Bu savaş sürüp gidiyor derken de niyetimiz savaşın değiştirebileceğini düşündüğümüz biçimlerine, şekillerine işaret etmektedir. Biz bu türden eylemleri Trump’a ya da Cumhuriyetçi Parti’ye vs. bağladığımızda bu savaş ruhunu da görmezden gelmiş oluruz. Toplumsal yozlaşmayı; savaşın, Yaşar Kemal’in ifadesiyle insan-kırım ve doğa-kırım yönünü gözden kaçırmış oluruz. İnsan-kırım başlı başına bir ırkı ya da bir grubu vs. yok etmek anlamına gelmez, toplumsal barışı, bizim demokratik toplumlarda gözlemleyebileceğimiz bir arada yaşama arzusunu yok etmek anlamına da gelir. Doğa-kırımsa Ocak 2021’de Ankara’nın 15 derece olması… Ben bütün bu kırımlara savaş adını vermekte aceleciyim.

Takip ettiğim, karşılaştığım yorumlar işte bu yönü atladılar bana kalırsa ve olayı Trump’a, Cumhuriyetçi Parti’ye vs. bağlayarak bir kısır döngüye soktular kendilerini ve bizleri. Dün gerçekleşen olayların bir sonraki seçimde daha büyük ve daha güçlü otoriterleşme hareketiyle kuşatmak üzere başkan yardımcısı Pence’i yetiştirdiğini ve Mike Pence’in bir sonraki seçimde aday olacağını ve korkunç bir ABD Başkanı olacağını öngörüyorum. Seçim zamanı geldiğinde Pence aday olmazsa bana dönüp; e hani aday/başkan olacaktı, diyecek olanlara şimdiden cevaplarını veriyorum, ben Pence aday olur ya da olmaz üzerine bahse girmedim, toplumu kuşatan savaş ruhunun Amerikan toplumunda daha da derinleştiğini söyledim.

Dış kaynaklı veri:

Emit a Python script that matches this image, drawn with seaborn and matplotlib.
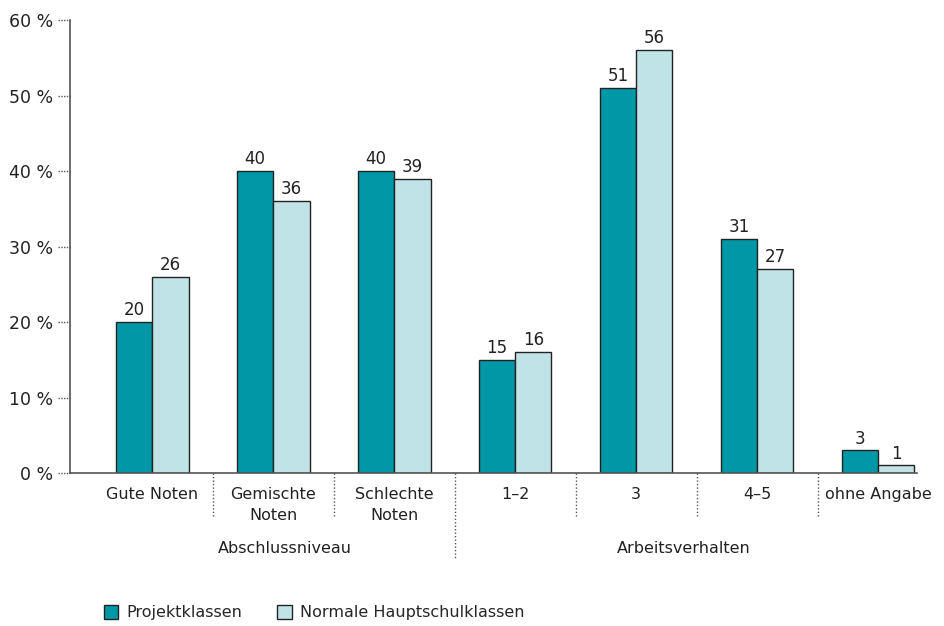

Kaldı ki seçim de savaş ortamında toplumsal bir kavram olmaktan çıkmıştır ve zaten bir toplum kavramı olan demokrasiyle ilişkili olmamıştır. O savaş ruhunun icadıdır ve savaş ruhuna eklemlenen kırımlardan bir diğeri olan (biz ekleyelim) demokrasi-kırımına ilişkindir. Tek bir seçim hakkımız vardır, biz bir arada yaşama arzusu olanların: Amerika’nın devrimci ozanlarından Pete Seeger’ın Which Side Are You On (Hangi Taraftansın?) şarkısında sorduğu gibi artık tek bir seçim vardır: Hep beraber demokratik bir toplumu, barışı mı inşa edeceğiz, yoksa her geçen gün savaşı derinleştirip; daha fazla insan-kırımına, doğa-kırımına, demokrasi-kırımına sebebiyet mi vereceğiz? Hangi taraftanız?

 

(1) Waylon Jennings – The Ghost of Robert E. Lee:

It’s been one hundred years and as I look around

I see a mighty city where there once was a battle ground.

I thought when Lee surrounded we would fight no more,

but the ghost of Lee can still see us fight the civil war.